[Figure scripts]
_ _ _ _
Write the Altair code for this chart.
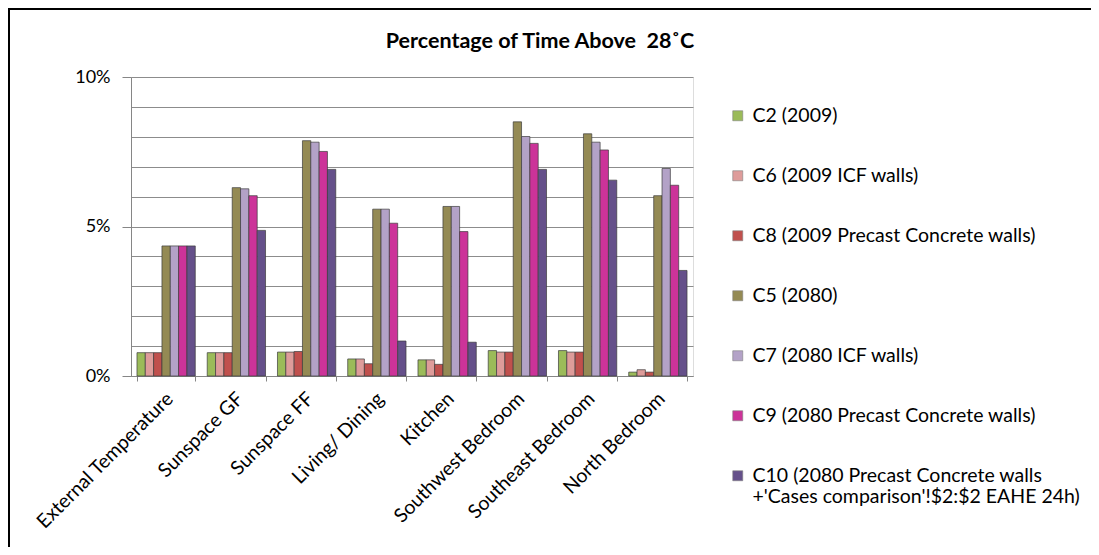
import altair as alt
import pandas as pd

categories = ["External Temperature", "Sunspace GF", "Sunspace FF", "Living/ Dining",
              "Kitchen", "Southwest Bedroom", "Southeast Bedroom", "North Bedroom"]
series = ["C2 (2009)", "C6 (2009 ICF walls)", "C8 (2009 Precast Concrete walls)",
          "C5 (2080)", "C7 (2080 ICF walls)", "C9 (2080 Precast Concrete walls)",
          "C10 (2080 Precast Concrete walls\n+'Cases comparison'!$2:$2 EAHE 24h)"]
colors = ["#9BBB59", "#DE9C9A", "#C0504D", "#948A54", "#B3A2C7", "#CC3399", "#65508A"]
title_text = "Percentage of Time Above\u00a0 28˚C"

c2 = [0.78, 0.78, 0.80, 0.57, 0.54, 0.85, 0.85, 0.13]
c6 = [0.78, 0.78, 0.80, 0.57, 0.54, 0.80, 0.80, 0.21]
c8 = [0.78, 0.78, 0.82, 0.41, 0.39, 0.80, 0.80, 0.13]
c5 = [4.35, 6.30, 7.87, 5.58, 5.67, 8.50, 8.10, 6.03]
c7 = [4.35, 6.26, 7.82, 5.58, 5.67, 8.01, 7.82, 6.94]
c9 = [4.35, 6.03, 7.51, 5.11, 4.83, 7.78, 7.56, 6.38]
c10 = [4.35, 4.87, 6.91, 1.17, 1.13, 6.91, 6.55, 3.53]

all_vals = [c2, c6, c8, c5, c7, c9, c10]
rows = []
for s, vals in zip(series, all_vals):
    for cat, v in zip(categories, vals):
        rows.append({"room": cat, "case": s, "value": v / 100.0})
df = pd.DataFrame(rows)

FONT = "Lato"
W, H = 562, 299
PAD_L, PAD_T = 123, 69

bars = alt.Chart(df).mark_bar(stroke="#3c3c3c", strokeWidth=0.7).encode(
    x=alt.X("room:N", sort=categories, title=None,
            scale=alt.Scale(paddingInner=0.17, paddingOuter=0.085),
            axis=alt.Axis(labelAngle=-45, labelAlign="right", labelBaseline="top",
                          labelFontSize=19.5, labelFont=FONT, labelColor="#000000",
                          labelPadding=8, labelOffset=-3, tickBand="extent", tickSize=5,
                          tickColor="#868686", domainColor="#868686", grid=False,
                          labelLimit=300)),
    xOffset=alt.XOffset("case:N", sort=series, scale=alt.Scale(paddingInner=0, paddingOuter=0)),
    y=alt.Y("value:Q", title=None,
            scale=alt.Scale(domain=[0, 0.1], nice=False),
            axis=alt.Axis(values=[i / 100 for i in range(11)], format=".0%",
                          labelExpr="(round(datum.value*100) % 5 == 0) ? datum.label : ''",
                          tickOpacity=alt.ExprRef(expr="(round(datum.value*100) % 5 == 0) ? 1 : 0"),
                          tickSize=9, tickColor="#868686", domainColor="#868686",
                          gridColor="#8c8c8c", gridWidth=1, labelFontSize=18,
                          labelFont=FONT, labelColor="#000000", labelPadding=12)),
    color=alt.Color("case:N", sort=series,
                    scale=alt.Scale(domain=series, range=colors),
                    legend=alt.Legend(title=None, orient="none", legendX=597, legendY=29,
                                      symbolType="square", symbolSize=100,
                                      symbolStrokeColor="#7f7f7f", symbolStrokeWidth=0.6,
                                      labelFontSize=19.5, labelFont=FONT, labelColor="#000000",
                                      labelLimit=420, rowPadding=39, labelOffset=5,
                                      labelExpr="split(datum.label, '\\n')")),
)

frame = pd.DataFrame({"t": [title_text]})

title = alt.Chart(frame).mark_text(
    font=FONT, fontSize=21.5, fontWeight="bold", color="#000000",
    align="center", baseline="alphabetic"
).encode(text="t:N", x=alt.value(540 - 8 - PAD_L), y=alt.value(48 - 8 - PAD_T))

border = alt.Chart(frame).mark_rect(
    fill="transparent", stroke="#000000", strokeWidth=3
).encode(
    x=alt.value(-PAD_L + 0.5), x2=alt.value(1200),
    y=alt.value(-PAD_T + 0.5), y2=alt.value(700),
)

chart = alt.layer(bars, title, border).properties(
    width=W, height=H,
    autosize=alt.AutoSizeParams(type="none"),
    padding={"left": PAD_L, "top": PAD_T, "right": 1083 - PAD_L - W, "bottom": 539 - PAD_T - H},
).configure_view(stroke=None).configure(background="white")

chart.save("out.html", embed_options={"renderer": "svg", "actions": False})
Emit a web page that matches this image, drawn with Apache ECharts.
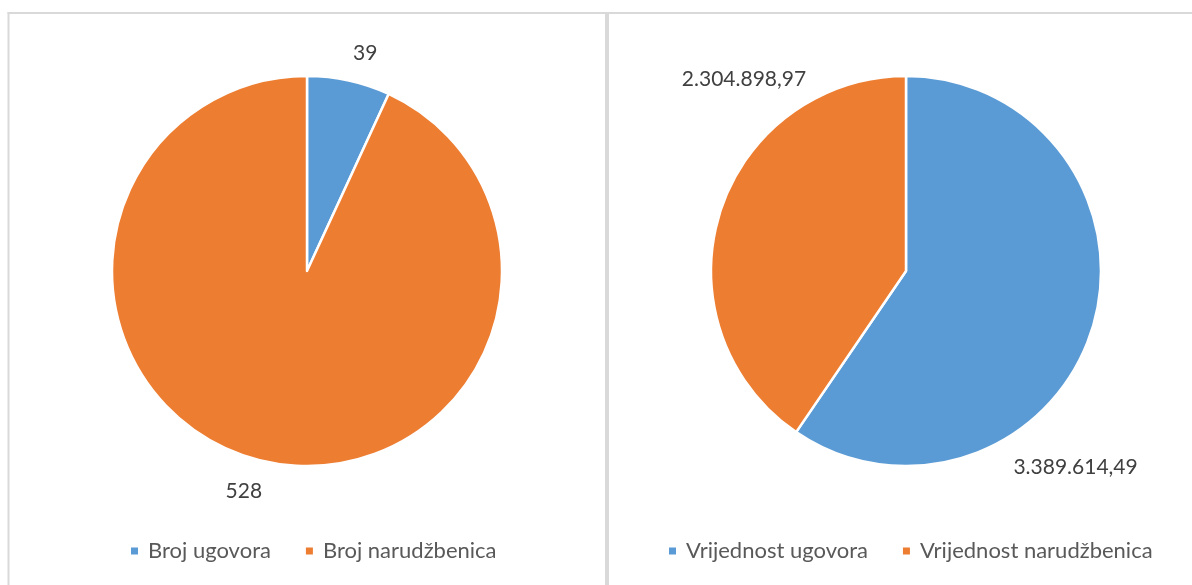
_ _ _ _
Written task> Leave the pictures out and output the rest of the listing exactly.

Solution for this task>
Write the Altair code for this chart.
import altair as alt
import pandas as pd

categories = ["External Temperature", "Sunspace GF", "Sunspace FF", "Living/ Dining",
              "Kitchen", "Southwest Bedroom", "Southeast Bedroom", "North Bedroom"]
series = ["C2 (2009)", "C6 (2009 ICF walls)", "C8 (2009 Precast Concrete walls)",
          "C5 (2080)", "C7 (2080 ICF walls)", "C9 (2080 Precast Concrete walls)",
          "C10 (2080 Precast Concrete walls\n+'Cases comparison'!$2:$2 EAHE 24h)"]
colors = ["#9BBB59", "#DE9C9A", "#C0504D", "#948A54", "#B3A2C7", "#CC3399", "#65508A"]
title_text = "Percentage of Time Above\u00a0 28˚C"

c2 = [0.78, 0.78, 0.80, 0.57, 0.54, 0.85, 0.85, 0.13]
c6 = [0.78, 0.78, 0.80, 0.57, 0.54, 0.80, 0.80, 0.21]
c8 = [0.78, 0.78, 0.82, 0.41, 0.39, 0.80, 0.80, 0.13]
c5 = [4.35, 6.30, 7.87, 5.58, 5.67, 8.50, 8.10, 6.03]
c7 = [4.35, 6.26, 7.82, 5.58, 5.67, 8.01, 7.82, 6.94]
c9 = [4.35, 6.03, 7.51, 5.11, 4.83, 7.78, 7.56, 6.38]
c10 = [4.35, 4.87, 6.91, 1.17, 1.13, 6.91, 6.55, 3.53]

all_vals = [c2, c6, c8, c5, c7, c9, c10]
rows = []
for s, vals in zip(series, all_vals):
    for cat, v in zip(categories, vals):
        rows.append({"room": cat, "case": s, "value": v / 100.0})
df = pd.DataFrame(rows)

FONT = "Lato"
W, H = 562, 299
PAD_L, PAD_T = 123, 69

bars = alt.Chart(df).mark_bar(stroke="#3c3c3c", strokeWidth=0.7).encode(
    x=alt.X("room:N", sort=categories, title=None,
            scale=alt.Scale(paddingInner=0.17, paddingOuter=0.085),
            axis=alt.Axis(labelAngle=-45, labelAlign="right", labelBaseline="top",
                          labelFontSize=19.5, labelFont=FONT, labelColor="#000000",
                          labelPadding=8, labelOffset=-3, tickBand="extent", tickSize=5,
                          tickColor="#868686", domainColor="#868686", grid=False,
                          labelLimit=300)),
    xOffset=alt.XOffset("case:N", sort=series, scale=alt.Scale(paddingInner=0, paddingOuter=0)),
    y=alt.Y("value:Q", title=None,
            scale=alt.Scale(domain=[0, 0.1], nice=False),
            axis=alt.Axis(values=[i / 100 for i in range(11)], format=".0%",
                          labelExpr="(round(datum.value*100) % 5 == 0) ? datum.label : ''",
                          tickOpacity=alt.ExprRef(expr="(round(datum.value*100) % 5 == 0) ? 1 : 0"),
                          tickSize=9, tickColor="#868686", domainColor="#868686",
                          gridColor="#8c8c8c", gridWidth=1, labelFontSize=18,
                          labelFont=FONT, labelColor="#000000", labelPadding=12)),
    color=alt.Color("case:N", sort=series,
                    scale=alt.Scale(domain=series, range=colors),
                    legend=alt.Legend(title=None, orient="none", legendX=597, legendY=29,
                                      symbolType="square", symbolSize=100,
                                      symbolStrokeColor="#7f7f7f", symbolStrokeWidth=0.6,
                                      labelFontSize=19.5, labelFont=FONT, labelColor="#000000",
                                      labelLimit=420, rowPadding=39, labelOffset=5,
                                      labelExpr="split(datum.label, '\\n')")),
)

frame = pd.DataFrame({"t": [title_text]})

title = alt.Chart(frame).mark_text(
    font=FONT, fontSize=21.5, fontWeight="bold", color="#000000",
    align="center", baseline="alphabetic"
).encode(text="t:N", x=alt.value(540 - 8 - PAD_L), y=alt.value(48 - 8 - PAD_T))

border = alt.Chart(frame).mark_rect(
    fill="transparent", stroke="#000000", strokeWidth=3
).encode(
    x=alt.value(-PAD_L + 0.5), x2=alt.value(1200),
    y=alt.value(-PAD_T + 0.5), y2=alt.value(700),
)

chart = alt.layer(bars, title, border).properties(
    width=W, height=H,
    autosize=alt.AutoSizeParams(type="none"),
    padding={"left": PAD_L, "top": PAD_T, "right": 1083 - PAD_L - W, "bottom": 539 - PAD_T - H},
).configure_view(stroke=None).configure(background="white")

chart.save("out.html", embed_options={"renderer": "svg", "actions": False})
Emit a web page that matches this image, drawn with Apache ECharts.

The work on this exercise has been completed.